-- DATA FOR THIS EXERCISE start --

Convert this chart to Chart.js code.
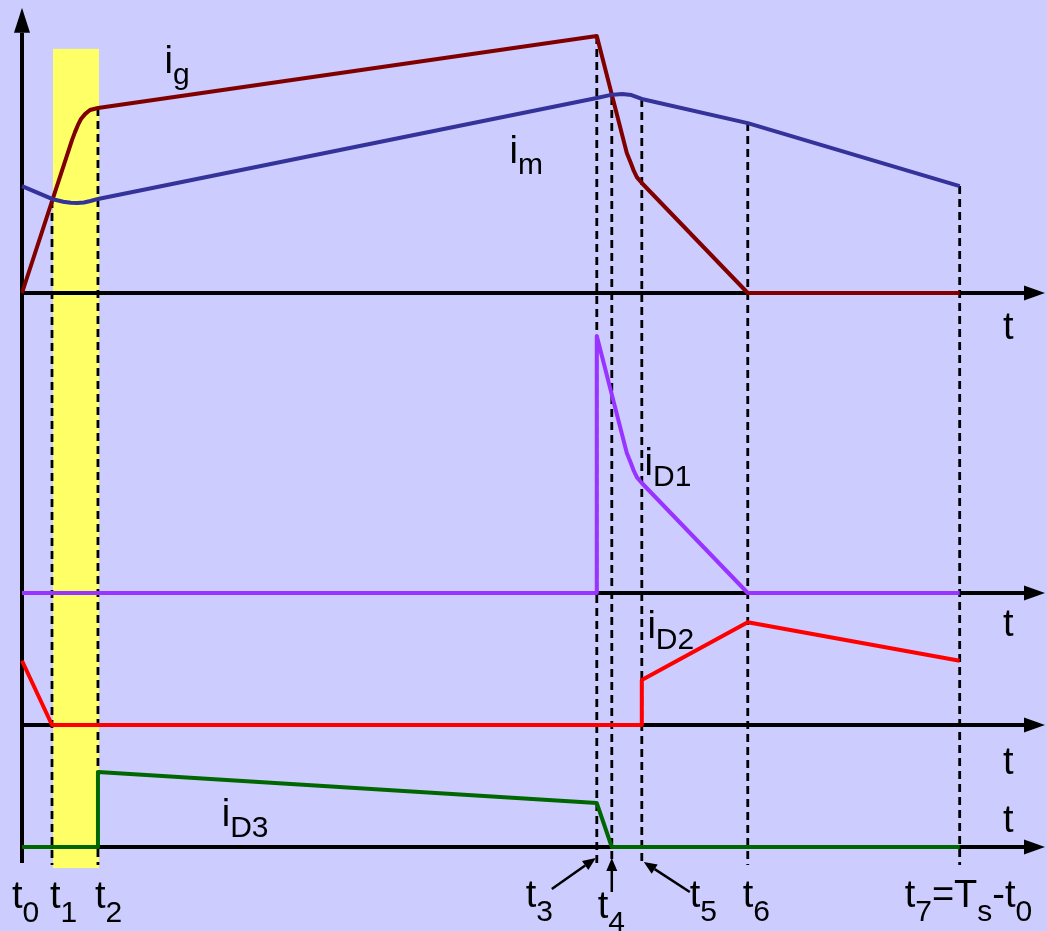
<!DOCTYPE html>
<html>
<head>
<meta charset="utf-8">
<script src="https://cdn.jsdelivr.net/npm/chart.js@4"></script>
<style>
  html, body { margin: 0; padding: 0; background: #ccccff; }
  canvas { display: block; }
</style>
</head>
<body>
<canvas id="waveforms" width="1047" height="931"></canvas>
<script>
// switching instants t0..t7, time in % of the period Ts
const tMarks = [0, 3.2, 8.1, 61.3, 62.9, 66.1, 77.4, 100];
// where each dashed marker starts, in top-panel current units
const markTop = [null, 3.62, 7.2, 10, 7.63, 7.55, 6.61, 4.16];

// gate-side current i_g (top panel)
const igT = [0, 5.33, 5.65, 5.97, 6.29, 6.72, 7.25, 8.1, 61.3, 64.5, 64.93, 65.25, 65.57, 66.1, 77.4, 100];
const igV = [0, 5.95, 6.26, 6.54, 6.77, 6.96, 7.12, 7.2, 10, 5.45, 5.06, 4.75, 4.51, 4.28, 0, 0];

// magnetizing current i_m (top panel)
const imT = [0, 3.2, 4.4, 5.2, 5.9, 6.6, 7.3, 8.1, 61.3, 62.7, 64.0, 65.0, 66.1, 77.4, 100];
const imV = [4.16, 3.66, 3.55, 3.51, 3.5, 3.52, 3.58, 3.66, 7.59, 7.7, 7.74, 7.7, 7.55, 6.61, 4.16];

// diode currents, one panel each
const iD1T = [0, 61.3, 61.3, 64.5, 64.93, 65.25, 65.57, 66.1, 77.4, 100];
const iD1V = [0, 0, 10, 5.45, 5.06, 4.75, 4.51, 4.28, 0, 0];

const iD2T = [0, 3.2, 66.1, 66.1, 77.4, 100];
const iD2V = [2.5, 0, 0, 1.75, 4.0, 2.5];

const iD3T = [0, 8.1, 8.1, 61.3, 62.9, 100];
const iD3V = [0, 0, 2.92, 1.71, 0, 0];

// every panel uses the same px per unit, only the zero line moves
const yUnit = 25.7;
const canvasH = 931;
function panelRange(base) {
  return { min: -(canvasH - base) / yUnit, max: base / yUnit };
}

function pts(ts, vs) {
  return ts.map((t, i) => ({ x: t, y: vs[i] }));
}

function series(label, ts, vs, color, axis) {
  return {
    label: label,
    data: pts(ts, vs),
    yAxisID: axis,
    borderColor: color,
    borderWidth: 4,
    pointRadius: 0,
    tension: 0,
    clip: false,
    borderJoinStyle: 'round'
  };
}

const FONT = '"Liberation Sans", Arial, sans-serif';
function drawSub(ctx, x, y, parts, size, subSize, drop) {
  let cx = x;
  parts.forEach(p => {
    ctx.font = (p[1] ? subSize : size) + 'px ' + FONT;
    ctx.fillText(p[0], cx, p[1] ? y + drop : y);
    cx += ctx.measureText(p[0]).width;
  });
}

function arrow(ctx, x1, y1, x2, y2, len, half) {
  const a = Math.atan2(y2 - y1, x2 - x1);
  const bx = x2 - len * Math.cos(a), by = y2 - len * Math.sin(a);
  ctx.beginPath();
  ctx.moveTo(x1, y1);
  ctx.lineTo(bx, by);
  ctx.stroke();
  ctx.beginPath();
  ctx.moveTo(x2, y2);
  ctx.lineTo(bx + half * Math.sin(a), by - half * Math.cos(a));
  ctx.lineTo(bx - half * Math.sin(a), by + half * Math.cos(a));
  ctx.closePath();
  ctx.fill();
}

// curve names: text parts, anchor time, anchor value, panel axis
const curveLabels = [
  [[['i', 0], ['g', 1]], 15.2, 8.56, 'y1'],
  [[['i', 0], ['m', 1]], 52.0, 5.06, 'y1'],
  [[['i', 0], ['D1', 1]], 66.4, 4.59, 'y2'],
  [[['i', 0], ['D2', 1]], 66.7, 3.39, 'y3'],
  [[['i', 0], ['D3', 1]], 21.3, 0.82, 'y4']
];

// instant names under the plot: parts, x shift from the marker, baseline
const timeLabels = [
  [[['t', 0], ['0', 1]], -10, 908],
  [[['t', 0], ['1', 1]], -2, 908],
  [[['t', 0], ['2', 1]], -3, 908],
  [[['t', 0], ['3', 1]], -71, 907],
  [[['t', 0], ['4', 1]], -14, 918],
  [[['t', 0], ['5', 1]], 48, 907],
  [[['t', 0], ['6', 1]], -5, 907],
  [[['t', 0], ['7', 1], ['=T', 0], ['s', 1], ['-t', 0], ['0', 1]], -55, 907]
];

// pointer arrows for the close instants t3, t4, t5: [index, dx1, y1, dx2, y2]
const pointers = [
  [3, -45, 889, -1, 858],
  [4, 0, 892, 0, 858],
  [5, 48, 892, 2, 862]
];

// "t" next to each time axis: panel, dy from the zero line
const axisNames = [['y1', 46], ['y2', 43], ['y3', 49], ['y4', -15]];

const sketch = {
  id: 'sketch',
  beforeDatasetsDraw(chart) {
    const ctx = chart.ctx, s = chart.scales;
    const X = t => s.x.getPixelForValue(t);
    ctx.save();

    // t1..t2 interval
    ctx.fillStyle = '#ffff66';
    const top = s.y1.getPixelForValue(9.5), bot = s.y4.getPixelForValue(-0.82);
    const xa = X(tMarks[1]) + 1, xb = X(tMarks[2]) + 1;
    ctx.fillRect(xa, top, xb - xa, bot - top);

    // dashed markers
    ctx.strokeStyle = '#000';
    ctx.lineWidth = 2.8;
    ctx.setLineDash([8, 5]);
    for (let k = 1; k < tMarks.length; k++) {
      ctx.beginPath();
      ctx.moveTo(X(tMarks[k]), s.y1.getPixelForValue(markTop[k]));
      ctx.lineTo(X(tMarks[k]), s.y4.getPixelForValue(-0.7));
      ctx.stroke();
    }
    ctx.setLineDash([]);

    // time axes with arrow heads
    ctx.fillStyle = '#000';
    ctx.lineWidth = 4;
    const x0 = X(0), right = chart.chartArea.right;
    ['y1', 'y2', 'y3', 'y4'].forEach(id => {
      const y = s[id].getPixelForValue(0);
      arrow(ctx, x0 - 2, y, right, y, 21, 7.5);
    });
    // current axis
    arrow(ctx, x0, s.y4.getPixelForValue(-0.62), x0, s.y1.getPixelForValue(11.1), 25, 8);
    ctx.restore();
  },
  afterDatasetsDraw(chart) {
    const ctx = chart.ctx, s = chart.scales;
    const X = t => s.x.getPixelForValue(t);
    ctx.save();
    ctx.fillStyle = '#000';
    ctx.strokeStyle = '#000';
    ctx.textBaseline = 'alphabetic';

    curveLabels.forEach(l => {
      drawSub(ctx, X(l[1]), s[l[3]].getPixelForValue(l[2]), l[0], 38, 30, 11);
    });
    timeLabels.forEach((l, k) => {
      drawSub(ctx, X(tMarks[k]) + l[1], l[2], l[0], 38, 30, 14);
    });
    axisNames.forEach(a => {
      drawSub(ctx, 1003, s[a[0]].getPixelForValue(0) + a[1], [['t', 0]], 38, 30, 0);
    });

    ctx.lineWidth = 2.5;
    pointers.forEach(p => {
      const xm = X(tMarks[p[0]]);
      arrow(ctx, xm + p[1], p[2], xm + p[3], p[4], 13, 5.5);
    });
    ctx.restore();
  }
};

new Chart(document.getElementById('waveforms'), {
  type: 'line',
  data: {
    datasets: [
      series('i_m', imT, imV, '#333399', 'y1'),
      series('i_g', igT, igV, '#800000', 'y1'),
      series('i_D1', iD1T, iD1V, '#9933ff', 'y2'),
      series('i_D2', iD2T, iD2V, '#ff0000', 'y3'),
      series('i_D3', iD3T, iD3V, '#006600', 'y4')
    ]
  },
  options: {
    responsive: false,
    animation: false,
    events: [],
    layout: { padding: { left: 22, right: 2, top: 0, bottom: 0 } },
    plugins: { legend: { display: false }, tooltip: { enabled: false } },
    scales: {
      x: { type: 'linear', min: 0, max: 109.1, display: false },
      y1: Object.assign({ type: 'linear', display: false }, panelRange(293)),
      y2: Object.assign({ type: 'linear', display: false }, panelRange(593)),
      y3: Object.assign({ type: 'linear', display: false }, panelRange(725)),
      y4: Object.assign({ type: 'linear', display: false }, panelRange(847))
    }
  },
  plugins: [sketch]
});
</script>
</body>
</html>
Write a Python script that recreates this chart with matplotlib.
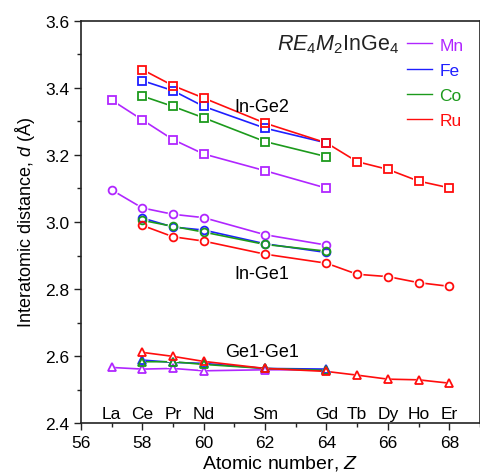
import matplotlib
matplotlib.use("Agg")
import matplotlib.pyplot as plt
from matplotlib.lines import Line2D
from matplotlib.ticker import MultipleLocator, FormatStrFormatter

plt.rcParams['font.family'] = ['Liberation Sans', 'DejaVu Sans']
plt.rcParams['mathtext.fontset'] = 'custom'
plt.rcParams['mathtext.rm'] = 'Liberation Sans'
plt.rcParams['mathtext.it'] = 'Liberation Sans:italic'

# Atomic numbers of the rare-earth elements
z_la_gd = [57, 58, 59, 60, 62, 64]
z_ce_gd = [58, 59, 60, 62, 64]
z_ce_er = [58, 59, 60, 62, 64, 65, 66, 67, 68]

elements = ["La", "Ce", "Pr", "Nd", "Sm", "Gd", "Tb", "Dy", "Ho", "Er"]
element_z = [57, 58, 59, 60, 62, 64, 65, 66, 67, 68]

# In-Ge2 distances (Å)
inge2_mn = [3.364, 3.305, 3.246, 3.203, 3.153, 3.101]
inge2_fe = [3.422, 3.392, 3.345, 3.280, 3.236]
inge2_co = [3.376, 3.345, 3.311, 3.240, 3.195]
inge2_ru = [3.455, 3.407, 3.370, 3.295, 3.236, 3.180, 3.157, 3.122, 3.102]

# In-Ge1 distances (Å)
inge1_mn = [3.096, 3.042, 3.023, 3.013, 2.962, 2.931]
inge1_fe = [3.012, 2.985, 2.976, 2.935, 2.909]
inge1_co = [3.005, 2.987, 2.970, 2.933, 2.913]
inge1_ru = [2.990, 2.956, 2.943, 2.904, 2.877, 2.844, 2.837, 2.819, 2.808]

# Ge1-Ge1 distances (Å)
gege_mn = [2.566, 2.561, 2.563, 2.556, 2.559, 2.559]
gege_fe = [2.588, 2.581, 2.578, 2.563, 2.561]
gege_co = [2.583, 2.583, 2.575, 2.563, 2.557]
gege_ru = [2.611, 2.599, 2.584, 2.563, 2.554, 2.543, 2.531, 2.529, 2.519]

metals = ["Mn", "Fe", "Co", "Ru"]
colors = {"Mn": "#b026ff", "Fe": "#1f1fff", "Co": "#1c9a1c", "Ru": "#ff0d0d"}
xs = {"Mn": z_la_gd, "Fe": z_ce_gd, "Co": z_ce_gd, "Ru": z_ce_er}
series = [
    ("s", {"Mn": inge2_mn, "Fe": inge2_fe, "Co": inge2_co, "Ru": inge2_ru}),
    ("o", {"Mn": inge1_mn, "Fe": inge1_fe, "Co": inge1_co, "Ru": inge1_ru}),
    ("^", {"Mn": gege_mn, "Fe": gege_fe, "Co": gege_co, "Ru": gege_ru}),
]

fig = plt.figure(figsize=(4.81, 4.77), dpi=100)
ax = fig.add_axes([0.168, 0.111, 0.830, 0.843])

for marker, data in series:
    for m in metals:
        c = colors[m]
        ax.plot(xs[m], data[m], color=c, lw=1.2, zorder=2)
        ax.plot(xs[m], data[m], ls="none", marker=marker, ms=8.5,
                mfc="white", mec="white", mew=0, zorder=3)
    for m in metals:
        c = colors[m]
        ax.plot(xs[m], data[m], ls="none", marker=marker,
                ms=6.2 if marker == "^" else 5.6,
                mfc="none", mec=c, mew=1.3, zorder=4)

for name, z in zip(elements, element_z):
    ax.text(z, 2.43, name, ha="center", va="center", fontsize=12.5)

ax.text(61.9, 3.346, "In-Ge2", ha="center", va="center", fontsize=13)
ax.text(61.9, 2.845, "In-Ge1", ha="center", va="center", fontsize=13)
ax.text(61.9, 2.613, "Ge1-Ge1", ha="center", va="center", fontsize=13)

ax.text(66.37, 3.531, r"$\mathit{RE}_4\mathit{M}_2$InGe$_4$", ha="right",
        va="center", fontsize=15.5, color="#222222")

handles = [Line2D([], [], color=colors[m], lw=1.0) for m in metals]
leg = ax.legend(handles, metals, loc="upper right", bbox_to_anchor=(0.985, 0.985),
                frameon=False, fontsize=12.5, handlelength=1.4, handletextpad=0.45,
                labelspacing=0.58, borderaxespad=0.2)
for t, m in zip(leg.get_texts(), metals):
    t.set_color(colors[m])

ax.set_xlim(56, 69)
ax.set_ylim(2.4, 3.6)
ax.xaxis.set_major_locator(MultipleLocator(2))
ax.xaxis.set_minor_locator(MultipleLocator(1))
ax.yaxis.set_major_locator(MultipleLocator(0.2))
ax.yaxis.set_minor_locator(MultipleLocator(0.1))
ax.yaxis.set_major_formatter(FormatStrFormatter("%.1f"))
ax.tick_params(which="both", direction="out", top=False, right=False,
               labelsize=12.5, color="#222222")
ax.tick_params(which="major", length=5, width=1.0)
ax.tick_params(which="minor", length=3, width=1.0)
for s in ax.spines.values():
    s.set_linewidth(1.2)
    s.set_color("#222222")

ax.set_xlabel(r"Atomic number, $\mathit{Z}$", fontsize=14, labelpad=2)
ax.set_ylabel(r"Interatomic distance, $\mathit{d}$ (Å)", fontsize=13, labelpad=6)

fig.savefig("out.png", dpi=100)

-- DATA FOR THIS EXERCISE end --

◆ **PROBLEM DESCRIPTION**
Restate only the lines running from the start of the material above through the line containing "const iD2V = [2.5, 0, 0, 1.75, 4.0, 2.5];", ends included. No pictures.

◆ **EXERCISE RESPONSE**
Convert this chart to Chart.js code.
<!DOCTYPE html>
<html>
<head>
<meta charset="utf-8">
<script src="https://cdn.jsdelivr.net/npm/chart.js@4"></script>
<style>
  html, body { margin: 0; padding: 0; background: #ccccff; }
  canvas { display: block; }
</style>
</head>
<body>
<canvas id="waveforms" width="1047" height="931"></canvas>
<script>
// switching instants t0..t7, time in % of the period Ts
const tMarks = [0, 3.2, 8.1, 61.3, 62.9, 66.1, 77.4, 100];
// where each dashed marker starts, in top-panel current units
const markTop = [null, 3.62, 7.2, 10, 7.63, 7.55, 6.61, 4.16];

// gate-side current i_g (top panel)
const igT = [0, 5.33, 5.65, 5.97, 6.29, 6.72, 7.25, 8.1, 61.3, 64.5, 64.93, 65.25, 65.57, 66.1, 77.4, 100];
const igV = [0, 5.95, 6.26, 6.54, 6.77, 6.96, 7.12, 7.2, 10, 5.45, 5.06, 4.75, 4.51, 4.28, 0, 0];

// magnetizing current i_m (top panel)
const imT = [0, 3.2, 4.4, 5.2, 5.9, 6.6, 7.3, 8.1, 61.3, 62.7, 64.0, 65.0, 66.1, 77.4, 100];
const imV = [4.16, 3.66, 3.55, 3.51, 3.5, 3.52, 3.58, 3.66, 7.59, 7.7, 7.74, 7.7, 7.55, 6.61, 4.16];

// diode currents, one panel each
const iD1T = [0, 61.3, 61.3, 64.5, 64.93, 65.25, 65.57, 66.1, 77.4, 100];
const iD1V = [0, 0, 10, 5.45, 5.06, 4.75, 4.51, 4.28, 0, 0];

const iD2T = [0, 3.2, 66.1, 66.1, 77.4, 100];
const iD2V = [2.5, 0, 0, 1.75, 4.0, 2.5];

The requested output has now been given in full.